** Direction **
Reproduce nothing except the lines between the line with "Write the Chart.js code for this chart." and the line with "var purple = '#8a2cf0';", both ends included, and please leave out pictures.

BEGIN Supplied information

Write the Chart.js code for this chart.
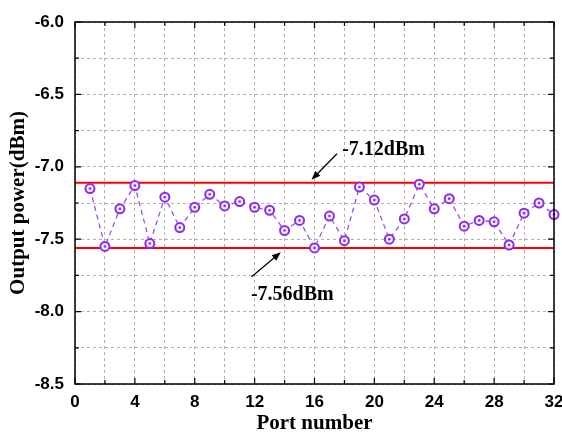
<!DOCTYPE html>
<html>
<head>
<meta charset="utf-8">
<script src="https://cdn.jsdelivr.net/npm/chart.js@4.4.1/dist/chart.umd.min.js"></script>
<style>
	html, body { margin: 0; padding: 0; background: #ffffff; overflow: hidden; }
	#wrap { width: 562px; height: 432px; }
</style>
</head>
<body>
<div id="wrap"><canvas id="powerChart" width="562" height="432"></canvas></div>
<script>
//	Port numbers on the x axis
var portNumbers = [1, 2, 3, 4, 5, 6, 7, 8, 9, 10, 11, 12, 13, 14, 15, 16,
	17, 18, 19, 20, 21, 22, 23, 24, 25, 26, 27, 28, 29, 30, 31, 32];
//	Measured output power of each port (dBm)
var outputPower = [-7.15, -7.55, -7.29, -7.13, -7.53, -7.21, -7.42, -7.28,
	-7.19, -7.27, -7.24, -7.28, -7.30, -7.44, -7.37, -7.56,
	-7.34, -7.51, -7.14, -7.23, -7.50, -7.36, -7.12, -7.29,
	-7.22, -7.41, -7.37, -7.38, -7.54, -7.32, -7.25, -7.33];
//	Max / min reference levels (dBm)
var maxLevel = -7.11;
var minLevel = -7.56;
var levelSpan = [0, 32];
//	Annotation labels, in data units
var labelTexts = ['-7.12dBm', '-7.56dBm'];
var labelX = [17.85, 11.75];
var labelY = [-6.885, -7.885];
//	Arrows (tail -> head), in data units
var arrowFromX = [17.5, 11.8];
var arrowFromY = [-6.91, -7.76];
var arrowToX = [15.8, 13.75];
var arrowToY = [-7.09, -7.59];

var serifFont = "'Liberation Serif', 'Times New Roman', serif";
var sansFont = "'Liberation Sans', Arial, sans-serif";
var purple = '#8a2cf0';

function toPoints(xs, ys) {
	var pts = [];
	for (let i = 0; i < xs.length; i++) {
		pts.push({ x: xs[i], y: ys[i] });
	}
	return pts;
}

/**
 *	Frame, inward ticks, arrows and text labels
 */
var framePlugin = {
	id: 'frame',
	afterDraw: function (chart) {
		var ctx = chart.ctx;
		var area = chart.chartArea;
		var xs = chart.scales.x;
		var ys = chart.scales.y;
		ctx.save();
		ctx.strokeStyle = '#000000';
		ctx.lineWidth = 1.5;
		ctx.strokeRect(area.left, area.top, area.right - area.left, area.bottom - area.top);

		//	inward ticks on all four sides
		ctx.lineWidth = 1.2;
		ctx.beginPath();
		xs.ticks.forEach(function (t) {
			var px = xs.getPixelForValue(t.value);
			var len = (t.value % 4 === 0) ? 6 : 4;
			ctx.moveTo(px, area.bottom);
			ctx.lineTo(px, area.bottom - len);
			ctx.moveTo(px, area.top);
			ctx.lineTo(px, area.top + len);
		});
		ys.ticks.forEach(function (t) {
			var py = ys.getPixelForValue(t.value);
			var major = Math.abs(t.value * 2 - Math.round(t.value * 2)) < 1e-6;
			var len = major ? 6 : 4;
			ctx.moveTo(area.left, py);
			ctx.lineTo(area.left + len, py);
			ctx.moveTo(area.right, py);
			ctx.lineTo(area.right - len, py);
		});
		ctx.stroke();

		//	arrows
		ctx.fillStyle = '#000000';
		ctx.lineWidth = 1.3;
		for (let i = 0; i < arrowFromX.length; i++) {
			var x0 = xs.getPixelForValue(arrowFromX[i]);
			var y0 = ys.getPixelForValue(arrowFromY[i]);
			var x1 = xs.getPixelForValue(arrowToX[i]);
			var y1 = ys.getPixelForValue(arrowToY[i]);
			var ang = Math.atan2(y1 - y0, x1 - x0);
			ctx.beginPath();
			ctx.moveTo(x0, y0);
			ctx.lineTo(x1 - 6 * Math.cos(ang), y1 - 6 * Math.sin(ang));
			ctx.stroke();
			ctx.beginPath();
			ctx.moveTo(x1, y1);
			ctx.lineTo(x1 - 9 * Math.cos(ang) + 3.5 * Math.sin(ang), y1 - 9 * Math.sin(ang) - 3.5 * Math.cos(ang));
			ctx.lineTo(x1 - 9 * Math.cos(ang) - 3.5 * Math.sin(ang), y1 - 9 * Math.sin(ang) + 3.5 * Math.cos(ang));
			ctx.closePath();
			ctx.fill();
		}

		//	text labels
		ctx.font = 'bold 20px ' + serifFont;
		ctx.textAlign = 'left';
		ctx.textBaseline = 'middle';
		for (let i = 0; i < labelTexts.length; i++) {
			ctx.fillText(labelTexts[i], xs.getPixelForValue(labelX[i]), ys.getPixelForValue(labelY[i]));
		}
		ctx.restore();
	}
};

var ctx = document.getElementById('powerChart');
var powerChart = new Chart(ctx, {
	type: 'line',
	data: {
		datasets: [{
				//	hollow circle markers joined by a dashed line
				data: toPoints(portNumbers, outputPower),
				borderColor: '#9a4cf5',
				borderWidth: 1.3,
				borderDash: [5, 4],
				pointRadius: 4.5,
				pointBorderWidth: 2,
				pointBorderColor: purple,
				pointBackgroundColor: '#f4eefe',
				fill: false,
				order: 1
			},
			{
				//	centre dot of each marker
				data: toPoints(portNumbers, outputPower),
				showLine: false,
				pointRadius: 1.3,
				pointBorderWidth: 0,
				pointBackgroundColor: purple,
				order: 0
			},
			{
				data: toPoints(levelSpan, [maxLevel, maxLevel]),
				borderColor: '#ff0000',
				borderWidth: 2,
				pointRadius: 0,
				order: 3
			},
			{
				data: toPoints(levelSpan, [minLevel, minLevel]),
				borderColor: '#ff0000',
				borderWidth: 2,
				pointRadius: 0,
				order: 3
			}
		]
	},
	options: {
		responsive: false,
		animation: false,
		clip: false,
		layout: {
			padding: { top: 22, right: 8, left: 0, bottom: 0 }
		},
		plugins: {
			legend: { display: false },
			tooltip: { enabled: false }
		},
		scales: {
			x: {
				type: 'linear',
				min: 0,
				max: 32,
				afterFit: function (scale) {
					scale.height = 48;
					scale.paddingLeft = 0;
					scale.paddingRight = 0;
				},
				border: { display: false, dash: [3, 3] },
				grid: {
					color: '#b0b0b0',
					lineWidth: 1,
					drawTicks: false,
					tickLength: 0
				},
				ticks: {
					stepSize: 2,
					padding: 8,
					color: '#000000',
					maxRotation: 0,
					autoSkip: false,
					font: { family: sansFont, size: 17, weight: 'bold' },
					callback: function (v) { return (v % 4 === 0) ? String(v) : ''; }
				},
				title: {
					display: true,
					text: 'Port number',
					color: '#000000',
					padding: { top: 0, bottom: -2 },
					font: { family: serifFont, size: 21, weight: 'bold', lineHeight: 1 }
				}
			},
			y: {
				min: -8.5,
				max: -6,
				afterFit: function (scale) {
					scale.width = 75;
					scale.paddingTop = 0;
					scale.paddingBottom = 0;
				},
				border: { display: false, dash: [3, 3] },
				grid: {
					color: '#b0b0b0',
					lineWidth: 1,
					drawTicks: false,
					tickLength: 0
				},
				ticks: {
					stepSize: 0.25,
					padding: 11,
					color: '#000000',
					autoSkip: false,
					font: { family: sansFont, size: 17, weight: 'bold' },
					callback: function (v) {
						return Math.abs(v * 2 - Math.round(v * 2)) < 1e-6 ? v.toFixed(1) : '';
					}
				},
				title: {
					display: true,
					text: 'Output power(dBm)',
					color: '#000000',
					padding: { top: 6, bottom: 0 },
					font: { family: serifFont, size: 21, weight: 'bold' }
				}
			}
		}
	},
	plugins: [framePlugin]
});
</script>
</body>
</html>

END Supplied information
BEGIN Supplied information

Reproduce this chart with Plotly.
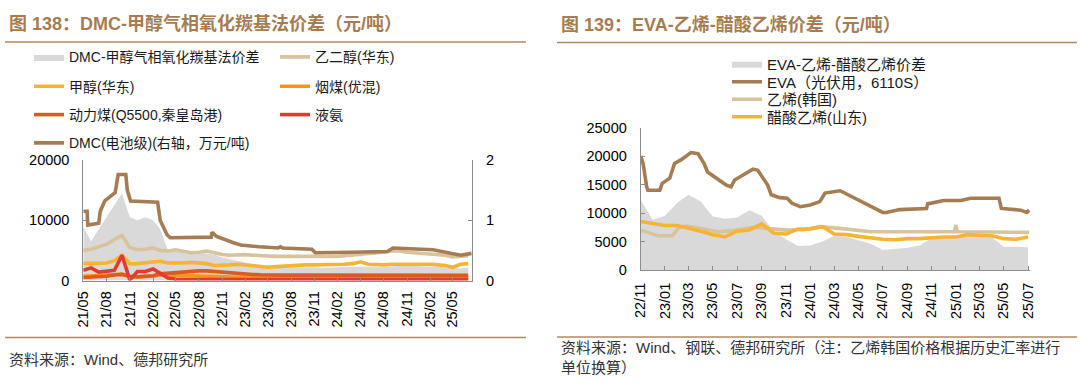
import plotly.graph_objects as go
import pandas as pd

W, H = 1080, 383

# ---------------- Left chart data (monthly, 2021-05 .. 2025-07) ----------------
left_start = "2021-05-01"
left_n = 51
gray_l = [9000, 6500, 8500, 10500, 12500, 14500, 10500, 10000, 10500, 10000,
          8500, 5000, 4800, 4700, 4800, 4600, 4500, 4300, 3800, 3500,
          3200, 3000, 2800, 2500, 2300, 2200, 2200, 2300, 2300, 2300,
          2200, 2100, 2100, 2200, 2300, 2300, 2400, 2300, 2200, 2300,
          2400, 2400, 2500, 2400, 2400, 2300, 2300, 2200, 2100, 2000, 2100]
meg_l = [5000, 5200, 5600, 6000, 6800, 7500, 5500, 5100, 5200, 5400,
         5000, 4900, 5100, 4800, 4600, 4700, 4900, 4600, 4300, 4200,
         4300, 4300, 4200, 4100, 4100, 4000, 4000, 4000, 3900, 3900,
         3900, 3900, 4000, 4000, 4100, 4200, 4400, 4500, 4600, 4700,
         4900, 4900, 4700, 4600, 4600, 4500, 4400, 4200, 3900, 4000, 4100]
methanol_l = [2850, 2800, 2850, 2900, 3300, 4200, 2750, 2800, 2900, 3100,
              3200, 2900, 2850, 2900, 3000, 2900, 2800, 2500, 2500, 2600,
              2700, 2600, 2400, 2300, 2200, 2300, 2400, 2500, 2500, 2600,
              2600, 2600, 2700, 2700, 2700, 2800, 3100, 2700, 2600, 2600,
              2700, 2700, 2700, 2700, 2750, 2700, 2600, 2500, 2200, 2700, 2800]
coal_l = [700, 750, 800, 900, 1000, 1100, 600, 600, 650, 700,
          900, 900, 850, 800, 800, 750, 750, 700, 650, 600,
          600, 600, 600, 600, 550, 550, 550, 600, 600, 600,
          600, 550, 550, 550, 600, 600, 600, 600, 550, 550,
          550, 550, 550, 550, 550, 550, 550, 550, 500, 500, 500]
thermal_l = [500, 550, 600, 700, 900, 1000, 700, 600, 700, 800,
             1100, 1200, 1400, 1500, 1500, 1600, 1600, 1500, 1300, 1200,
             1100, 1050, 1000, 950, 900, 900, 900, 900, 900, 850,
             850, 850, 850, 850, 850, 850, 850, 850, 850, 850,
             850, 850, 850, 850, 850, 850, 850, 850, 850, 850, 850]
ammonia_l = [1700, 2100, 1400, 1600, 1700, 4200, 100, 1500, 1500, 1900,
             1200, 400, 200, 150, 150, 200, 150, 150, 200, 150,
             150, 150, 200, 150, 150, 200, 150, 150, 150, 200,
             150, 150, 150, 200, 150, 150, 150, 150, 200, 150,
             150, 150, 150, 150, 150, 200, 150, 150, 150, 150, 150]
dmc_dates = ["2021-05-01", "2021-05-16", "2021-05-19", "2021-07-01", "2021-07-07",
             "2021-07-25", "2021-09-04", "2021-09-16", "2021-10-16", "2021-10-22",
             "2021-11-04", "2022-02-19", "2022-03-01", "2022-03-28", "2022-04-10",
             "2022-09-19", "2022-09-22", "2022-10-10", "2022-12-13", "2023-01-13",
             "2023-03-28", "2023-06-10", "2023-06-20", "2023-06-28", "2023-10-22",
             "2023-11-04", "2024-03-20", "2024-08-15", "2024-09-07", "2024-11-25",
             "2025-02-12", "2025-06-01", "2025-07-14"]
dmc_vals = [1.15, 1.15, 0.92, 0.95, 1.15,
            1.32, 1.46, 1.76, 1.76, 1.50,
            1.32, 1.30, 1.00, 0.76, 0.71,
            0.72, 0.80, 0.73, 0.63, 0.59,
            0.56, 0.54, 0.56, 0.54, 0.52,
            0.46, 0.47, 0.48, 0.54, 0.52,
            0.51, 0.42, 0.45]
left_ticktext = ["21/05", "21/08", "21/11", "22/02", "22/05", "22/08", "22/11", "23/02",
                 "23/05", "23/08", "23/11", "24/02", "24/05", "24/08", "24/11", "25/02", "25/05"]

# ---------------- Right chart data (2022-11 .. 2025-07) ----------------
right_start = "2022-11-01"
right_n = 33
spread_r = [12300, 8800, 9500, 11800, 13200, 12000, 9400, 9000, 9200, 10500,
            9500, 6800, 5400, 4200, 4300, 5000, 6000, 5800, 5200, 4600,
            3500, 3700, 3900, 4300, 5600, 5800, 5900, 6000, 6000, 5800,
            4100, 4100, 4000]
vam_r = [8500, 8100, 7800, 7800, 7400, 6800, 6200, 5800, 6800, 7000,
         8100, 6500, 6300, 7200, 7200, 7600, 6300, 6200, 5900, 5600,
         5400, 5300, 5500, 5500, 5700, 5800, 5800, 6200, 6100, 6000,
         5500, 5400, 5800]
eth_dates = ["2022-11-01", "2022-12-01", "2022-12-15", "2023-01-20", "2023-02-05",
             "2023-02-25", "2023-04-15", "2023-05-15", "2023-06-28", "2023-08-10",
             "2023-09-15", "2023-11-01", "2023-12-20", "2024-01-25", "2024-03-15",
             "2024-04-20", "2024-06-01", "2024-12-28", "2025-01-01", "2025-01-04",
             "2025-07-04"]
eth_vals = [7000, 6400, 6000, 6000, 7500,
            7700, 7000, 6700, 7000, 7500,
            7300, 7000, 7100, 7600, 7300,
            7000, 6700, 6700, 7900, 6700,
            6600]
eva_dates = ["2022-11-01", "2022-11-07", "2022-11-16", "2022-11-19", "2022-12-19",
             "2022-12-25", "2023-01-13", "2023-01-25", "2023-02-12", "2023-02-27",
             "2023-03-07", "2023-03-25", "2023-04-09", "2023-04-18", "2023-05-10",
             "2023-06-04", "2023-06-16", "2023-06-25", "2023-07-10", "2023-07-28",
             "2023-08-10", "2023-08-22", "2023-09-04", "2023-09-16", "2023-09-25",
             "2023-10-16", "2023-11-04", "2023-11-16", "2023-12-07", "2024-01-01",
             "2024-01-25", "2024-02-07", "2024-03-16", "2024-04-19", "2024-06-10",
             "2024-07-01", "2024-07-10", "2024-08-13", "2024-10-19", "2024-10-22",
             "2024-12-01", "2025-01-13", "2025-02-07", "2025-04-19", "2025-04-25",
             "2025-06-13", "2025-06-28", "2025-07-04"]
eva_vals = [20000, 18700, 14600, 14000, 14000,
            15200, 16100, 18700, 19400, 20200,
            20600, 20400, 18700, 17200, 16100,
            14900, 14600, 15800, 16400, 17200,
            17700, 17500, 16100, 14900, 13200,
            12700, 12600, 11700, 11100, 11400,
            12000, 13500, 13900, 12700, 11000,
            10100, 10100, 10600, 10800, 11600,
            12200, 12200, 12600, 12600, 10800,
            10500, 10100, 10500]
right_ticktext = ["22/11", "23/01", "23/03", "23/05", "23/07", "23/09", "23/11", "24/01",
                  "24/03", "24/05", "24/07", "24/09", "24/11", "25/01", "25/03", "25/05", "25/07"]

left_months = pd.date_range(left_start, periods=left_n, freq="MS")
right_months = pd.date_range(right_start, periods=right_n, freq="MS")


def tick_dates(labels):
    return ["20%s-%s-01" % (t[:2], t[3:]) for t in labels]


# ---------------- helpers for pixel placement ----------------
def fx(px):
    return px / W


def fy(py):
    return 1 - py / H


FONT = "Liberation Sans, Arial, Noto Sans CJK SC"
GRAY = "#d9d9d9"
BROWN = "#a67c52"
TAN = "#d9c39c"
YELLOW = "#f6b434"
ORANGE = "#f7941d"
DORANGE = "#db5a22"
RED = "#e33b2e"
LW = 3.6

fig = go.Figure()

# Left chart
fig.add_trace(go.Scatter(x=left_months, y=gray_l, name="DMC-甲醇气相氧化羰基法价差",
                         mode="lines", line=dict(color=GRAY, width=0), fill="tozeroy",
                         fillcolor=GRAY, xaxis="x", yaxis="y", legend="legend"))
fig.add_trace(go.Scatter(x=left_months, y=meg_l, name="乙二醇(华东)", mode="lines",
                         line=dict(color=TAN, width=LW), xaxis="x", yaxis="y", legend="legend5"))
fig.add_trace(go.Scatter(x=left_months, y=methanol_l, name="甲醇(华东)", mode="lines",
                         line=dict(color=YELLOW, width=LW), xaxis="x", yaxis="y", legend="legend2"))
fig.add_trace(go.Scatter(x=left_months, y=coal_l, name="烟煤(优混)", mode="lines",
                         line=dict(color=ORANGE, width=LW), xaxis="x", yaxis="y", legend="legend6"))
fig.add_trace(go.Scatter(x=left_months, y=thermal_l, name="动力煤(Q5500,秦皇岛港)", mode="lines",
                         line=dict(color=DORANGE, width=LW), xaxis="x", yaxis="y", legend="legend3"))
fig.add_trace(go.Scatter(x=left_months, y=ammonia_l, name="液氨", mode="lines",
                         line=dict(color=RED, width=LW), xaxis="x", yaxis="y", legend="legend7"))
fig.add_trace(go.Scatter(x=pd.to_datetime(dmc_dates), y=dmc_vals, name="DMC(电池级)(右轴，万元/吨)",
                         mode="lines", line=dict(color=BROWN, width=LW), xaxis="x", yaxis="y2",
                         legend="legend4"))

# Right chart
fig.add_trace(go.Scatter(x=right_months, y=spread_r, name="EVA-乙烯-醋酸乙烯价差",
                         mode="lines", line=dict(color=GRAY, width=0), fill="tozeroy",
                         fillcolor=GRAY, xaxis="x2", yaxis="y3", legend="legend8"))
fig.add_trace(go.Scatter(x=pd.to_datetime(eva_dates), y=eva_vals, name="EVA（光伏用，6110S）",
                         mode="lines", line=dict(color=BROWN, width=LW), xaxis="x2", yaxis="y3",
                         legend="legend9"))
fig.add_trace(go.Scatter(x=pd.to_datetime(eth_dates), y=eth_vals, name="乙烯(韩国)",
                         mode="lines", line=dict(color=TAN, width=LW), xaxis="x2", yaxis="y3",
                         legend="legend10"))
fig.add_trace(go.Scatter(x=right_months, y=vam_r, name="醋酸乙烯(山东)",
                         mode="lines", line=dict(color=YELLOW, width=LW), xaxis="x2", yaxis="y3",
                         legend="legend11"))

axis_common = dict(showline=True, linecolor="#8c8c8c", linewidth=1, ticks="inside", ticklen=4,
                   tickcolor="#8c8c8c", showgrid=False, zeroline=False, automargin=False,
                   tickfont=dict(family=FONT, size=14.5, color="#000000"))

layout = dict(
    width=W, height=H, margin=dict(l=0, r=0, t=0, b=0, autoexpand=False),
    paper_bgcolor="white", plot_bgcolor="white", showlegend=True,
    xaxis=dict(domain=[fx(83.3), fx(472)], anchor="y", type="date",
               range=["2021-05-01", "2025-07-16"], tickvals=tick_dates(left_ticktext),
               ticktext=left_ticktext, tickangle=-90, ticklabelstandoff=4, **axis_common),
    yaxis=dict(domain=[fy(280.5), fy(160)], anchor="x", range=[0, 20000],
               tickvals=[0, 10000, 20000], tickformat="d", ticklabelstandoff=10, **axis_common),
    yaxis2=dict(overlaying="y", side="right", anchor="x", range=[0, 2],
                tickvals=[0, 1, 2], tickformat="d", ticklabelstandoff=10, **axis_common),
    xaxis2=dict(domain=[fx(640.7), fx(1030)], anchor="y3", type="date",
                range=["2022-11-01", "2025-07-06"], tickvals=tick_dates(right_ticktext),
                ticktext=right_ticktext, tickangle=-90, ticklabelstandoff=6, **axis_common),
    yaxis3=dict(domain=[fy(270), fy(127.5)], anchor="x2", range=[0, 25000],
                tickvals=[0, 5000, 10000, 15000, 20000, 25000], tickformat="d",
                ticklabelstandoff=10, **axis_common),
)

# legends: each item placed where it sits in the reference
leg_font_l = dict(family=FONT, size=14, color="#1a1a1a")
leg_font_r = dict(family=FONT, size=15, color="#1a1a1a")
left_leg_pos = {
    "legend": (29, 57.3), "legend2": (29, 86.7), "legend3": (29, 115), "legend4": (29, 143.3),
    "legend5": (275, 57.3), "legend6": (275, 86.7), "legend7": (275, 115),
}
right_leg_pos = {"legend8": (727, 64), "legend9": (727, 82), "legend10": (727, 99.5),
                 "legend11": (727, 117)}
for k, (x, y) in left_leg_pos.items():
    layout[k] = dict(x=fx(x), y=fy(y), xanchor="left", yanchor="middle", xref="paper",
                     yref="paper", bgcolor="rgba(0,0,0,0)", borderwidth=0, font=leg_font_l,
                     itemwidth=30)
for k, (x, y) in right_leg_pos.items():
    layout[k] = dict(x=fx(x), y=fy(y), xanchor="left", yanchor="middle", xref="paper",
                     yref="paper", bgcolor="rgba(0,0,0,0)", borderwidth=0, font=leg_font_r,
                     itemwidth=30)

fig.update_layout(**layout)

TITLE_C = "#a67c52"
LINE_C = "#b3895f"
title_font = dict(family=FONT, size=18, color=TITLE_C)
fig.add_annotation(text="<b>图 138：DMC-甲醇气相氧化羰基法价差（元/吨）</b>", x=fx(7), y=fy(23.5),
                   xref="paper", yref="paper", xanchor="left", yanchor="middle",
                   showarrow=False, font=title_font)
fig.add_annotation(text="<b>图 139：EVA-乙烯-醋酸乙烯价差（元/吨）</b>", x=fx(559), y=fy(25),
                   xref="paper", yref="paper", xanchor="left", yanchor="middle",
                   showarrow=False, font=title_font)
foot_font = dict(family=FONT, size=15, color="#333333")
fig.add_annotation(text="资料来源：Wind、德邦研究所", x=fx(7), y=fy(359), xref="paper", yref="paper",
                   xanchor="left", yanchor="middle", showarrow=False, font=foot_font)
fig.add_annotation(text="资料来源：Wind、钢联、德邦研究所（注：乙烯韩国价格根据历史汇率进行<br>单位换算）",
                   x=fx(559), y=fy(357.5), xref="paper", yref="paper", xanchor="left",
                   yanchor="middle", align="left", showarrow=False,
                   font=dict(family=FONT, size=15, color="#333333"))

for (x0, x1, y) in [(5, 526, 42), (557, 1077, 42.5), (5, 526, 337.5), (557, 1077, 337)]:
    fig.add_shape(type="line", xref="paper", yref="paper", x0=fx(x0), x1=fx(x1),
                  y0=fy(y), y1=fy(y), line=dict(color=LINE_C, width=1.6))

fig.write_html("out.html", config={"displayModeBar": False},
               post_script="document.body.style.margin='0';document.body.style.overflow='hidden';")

END Supplied information

** Written response **
Write the Chart.js code for this chart.
<!DOCTYPE html>
<html>
<head>
<meta charset="utf-8">
<script src="https://cdn.jsdelivr.net/npm/chart.js@4.4.1/dist/chart.umd.min.js"></script>
<style>
	html, body { margin: 0; padding: 0; background: #ffffff; overflow: hidden; }
	#wrap { width: 562px; height: 432px; }
</style>
</head>
<body>
<div id="wrap"><canvas id="powerChart" width="562" height="432"></canvas></div>
<script>
//	Port numbers on the x axis
var portNumbers = [1, 2, 3, 4, 5, 6, 7, 8, 9, 10, 11, 12, 13, 14, 15, 16,
	17, 18, 19, 20, 21, 22, 23, 24, 25, 26, 27, 28, 29, 30, 31, 32];
//	Measured output power of each port (dBm)
var outputPower = [-7.15, -7.55, -7.29, -7.13, -7.53, -7.21, -7.42, -7.28,
	-7.19, -7.27, -7.24, -7.28, -7.30, -7.44, -7.37, -7.56,
	-7.34, -7.51, -7.14, -7.23, -7.50, -7.36, -7.12, -7.29,
	-7.22, -7.41, -7.37, -7.38, -7.54, -7.32, -7.25, -7.33];
//	Max / min reference levels (dBm)
var maxLevel = -7.11;
var minLevel = -7.56;
var levelSpan = [0, 32];
//	Annotation labels, in data units
var labelTexts = ['-7.12dBm', '-7.56dBm'];
var labelX = [17.85, 11.75];
var labelY = [-6.885, -7.885];
//	Arrows (tail -> head), in data units
var arrowFromX = [17.5, 11.8];
var arrowFromY = [-6.91, -7.76];
var arrowToX = [15.8, 13.75];
var arrowToY = [-7.09, -7.59];

var serifFont = "'Liberation Serif', 'Times New Roman', serif";
var sansFont = "'Liberation Sans', Arial, sans-serif";
var purple = '#8a2cf0';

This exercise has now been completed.